-- START OF PROVIDED RECORDS --

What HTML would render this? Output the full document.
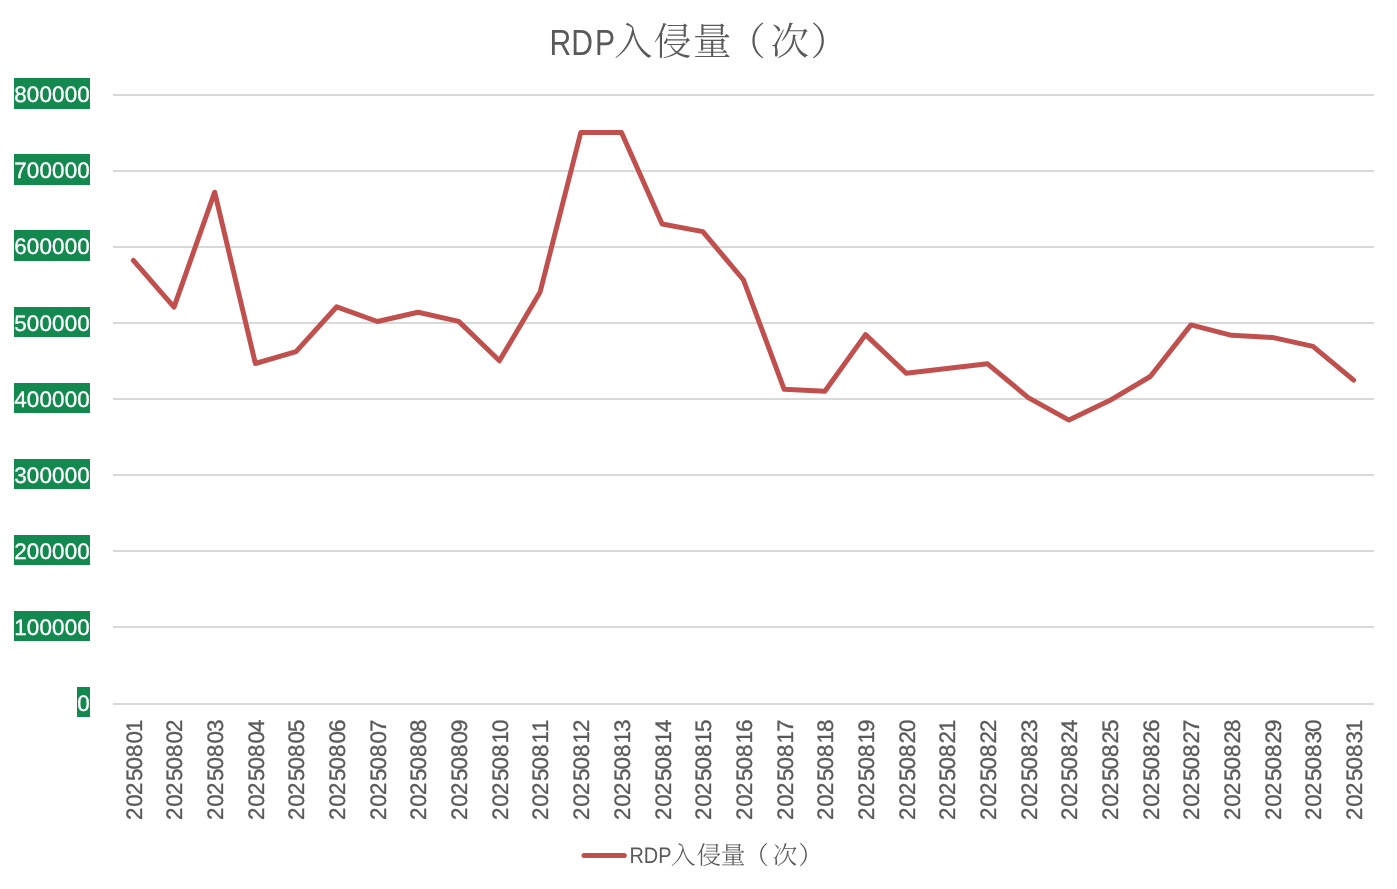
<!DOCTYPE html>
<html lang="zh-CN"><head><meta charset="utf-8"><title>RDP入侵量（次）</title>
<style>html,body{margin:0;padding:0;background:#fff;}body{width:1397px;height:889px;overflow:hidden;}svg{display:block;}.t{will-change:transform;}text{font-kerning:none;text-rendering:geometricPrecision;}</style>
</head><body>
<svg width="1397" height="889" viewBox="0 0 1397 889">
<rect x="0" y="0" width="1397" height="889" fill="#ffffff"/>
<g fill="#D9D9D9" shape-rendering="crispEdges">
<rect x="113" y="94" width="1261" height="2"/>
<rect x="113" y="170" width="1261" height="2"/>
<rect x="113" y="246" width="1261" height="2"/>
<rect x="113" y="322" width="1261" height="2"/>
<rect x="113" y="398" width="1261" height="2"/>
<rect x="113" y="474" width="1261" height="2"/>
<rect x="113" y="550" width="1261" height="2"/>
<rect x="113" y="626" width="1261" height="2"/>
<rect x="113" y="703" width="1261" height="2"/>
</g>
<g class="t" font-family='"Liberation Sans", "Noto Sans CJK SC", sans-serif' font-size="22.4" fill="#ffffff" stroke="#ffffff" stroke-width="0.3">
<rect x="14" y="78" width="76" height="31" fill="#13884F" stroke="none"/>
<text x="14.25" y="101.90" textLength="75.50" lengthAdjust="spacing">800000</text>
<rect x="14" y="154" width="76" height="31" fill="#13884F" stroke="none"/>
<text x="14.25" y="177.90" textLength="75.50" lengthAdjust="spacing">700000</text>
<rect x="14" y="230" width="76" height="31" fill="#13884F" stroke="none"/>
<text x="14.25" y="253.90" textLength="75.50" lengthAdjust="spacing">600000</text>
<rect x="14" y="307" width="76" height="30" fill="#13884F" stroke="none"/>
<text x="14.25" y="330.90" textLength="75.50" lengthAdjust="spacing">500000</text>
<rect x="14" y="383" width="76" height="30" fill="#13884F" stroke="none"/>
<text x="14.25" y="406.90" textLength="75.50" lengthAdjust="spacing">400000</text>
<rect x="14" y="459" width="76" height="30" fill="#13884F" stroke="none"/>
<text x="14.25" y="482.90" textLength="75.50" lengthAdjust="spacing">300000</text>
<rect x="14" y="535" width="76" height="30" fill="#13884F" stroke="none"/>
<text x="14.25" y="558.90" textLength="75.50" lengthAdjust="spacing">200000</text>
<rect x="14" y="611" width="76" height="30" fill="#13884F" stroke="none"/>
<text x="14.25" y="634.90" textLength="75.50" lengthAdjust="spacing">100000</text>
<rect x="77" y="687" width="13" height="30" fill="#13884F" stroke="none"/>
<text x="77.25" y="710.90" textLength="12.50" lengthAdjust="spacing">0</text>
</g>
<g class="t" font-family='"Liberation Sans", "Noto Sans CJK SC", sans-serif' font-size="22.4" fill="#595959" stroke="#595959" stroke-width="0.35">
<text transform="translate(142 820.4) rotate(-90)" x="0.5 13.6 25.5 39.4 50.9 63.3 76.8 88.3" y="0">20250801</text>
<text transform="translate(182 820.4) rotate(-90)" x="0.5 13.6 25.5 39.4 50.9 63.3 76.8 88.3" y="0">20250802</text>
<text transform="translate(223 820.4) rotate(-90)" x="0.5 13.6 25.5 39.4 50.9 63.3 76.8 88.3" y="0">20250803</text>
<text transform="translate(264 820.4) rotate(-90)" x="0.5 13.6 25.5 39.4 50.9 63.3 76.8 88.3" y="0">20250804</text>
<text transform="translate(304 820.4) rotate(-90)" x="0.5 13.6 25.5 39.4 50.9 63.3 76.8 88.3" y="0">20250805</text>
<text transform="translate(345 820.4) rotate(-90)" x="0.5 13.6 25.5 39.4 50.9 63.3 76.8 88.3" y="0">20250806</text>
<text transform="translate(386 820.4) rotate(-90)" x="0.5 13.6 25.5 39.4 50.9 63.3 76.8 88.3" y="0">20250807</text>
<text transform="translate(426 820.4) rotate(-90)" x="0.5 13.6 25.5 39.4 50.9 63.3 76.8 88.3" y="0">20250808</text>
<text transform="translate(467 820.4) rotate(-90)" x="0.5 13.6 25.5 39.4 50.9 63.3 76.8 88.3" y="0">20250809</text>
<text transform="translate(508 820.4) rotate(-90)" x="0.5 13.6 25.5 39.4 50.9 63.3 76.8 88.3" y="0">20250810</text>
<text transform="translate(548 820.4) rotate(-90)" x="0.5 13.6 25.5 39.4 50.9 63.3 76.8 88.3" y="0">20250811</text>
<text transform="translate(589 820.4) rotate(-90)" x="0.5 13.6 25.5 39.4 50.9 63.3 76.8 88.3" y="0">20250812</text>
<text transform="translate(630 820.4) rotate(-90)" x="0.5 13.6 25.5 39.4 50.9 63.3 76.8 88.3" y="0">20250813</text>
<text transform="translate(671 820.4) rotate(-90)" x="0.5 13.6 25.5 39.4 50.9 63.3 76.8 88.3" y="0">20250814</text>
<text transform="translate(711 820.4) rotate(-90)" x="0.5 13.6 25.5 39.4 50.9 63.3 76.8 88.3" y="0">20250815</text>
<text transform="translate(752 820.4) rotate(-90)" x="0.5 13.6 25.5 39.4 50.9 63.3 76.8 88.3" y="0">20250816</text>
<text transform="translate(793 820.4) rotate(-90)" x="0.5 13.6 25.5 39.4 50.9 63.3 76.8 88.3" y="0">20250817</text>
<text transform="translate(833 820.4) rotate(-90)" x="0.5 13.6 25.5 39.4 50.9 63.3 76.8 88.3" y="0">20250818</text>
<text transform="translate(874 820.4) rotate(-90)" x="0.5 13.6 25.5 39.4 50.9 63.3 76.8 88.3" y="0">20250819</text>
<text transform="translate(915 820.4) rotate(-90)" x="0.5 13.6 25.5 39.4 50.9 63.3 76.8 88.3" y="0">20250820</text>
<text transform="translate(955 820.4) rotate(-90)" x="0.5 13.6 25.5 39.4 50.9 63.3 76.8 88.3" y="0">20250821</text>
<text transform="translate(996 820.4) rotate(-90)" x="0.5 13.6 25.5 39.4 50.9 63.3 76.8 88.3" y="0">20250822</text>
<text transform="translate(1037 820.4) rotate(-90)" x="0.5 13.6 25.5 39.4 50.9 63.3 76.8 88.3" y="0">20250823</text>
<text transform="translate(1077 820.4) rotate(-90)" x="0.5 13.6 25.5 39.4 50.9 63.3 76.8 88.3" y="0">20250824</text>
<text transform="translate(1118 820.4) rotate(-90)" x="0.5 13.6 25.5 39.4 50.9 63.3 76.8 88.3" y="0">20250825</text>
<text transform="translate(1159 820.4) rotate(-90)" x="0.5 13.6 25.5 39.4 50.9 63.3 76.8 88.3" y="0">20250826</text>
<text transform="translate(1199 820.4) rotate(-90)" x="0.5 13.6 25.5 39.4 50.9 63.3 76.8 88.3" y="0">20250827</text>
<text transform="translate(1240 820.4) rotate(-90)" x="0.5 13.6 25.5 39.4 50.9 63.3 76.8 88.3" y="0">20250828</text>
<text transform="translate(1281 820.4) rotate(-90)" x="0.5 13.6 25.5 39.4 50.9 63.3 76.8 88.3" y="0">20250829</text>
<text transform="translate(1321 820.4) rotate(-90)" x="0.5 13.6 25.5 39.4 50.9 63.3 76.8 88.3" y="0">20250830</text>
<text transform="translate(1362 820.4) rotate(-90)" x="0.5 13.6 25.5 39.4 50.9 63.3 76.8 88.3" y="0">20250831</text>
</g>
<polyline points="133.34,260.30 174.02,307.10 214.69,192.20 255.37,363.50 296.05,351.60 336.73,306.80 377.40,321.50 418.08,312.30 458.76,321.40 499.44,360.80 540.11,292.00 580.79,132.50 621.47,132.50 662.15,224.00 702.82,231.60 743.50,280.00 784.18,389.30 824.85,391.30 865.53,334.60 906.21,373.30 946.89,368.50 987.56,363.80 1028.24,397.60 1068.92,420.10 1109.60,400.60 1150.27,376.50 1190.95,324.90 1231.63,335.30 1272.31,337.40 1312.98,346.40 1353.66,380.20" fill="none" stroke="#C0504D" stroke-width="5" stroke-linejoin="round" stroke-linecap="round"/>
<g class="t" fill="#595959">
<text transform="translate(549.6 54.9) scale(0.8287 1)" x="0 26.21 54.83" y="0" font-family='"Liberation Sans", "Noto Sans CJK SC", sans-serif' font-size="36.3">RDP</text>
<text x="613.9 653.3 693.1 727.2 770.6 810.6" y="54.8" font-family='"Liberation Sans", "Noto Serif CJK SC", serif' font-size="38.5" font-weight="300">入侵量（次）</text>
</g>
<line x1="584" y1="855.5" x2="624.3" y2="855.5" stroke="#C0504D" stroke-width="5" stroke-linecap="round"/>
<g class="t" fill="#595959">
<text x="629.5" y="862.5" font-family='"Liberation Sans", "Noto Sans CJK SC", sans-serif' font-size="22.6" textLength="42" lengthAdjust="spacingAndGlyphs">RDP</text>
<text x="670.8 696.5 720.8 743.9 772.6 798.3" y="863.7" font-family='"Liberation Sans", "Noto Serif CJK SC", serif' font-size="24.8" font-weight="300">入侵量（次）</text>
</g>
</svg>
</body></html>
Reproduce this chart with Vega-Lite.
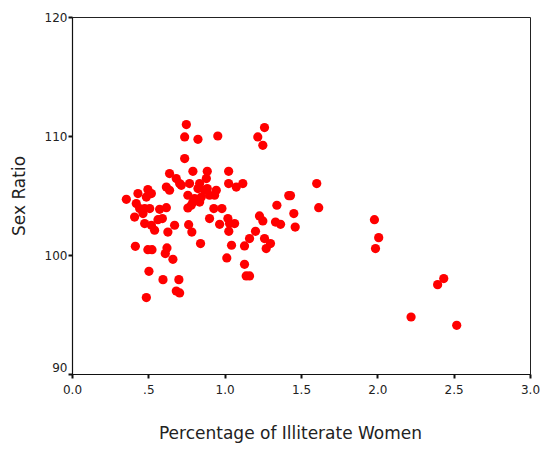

-- END OF PROVIDED RECORDS --

From the entries above, extract every line where the word "this" appears.

What HTML would render this? Output the full document.
Reproduce this chart with Vega-Lite.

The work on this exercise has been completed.